Abstract

The tricranocladine sponges (now assigned to the suborder Eutaxicladina) are a conservative group consisting of the single family Hindiidae. The genus Hindia Duncan is considered the base of the tricranoclad evolutionary record. A new sponge discovered from the Ordovician limestones of the San Juan Formation in the Argentine Precordillera allows a reexamination of the Hindiid lineage and extends the early history of the tricranocladines back to the Darriwilian. Eoscheiella concava n. gen. and sp. is described and illustrated. It is known from a single chertified, spherical specimen with a central hollow core, a typical character found in several genera of the family. Tricranoclads, megarhizoclones, and radial monaxonic spicules are the main skeletal components of the new genus. The presence of a band of subparalell tangential monaxons on the surface of Eoscheiella can be related to an inferred, small, root tuft that attached the spherical sponge to the substrate.
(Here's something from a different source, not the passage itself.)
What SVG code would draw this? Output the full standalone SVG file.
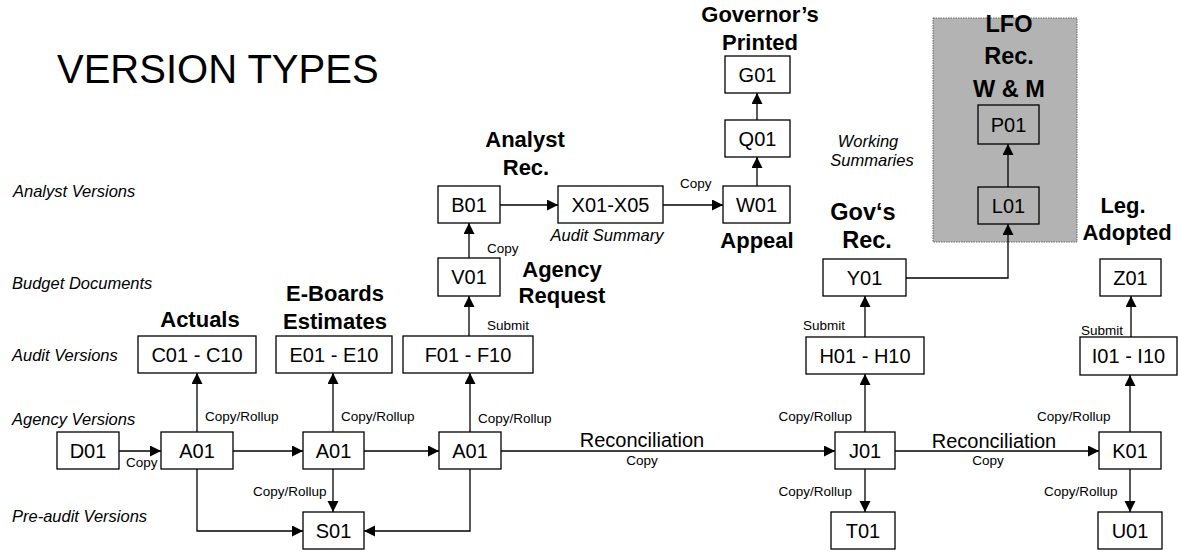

The discovery of Eoscheiella modifies the evolutionary view of the family, for it is the oldest genus now known with simple dipodal and tripodal tricranoclads without a brachyome, radial monaxons, and megarhizoclones. Eoscheiella displaces the genus Hindia from the base of tricranocladine evolutionary history. Variability in spicule form, arrangement, and clasping possibilities observed in Permian representatives are clearly more accentuated in the Ordovician Eoscheiella. All these features appeared earlier than expected in previously proposed evolutionary trends.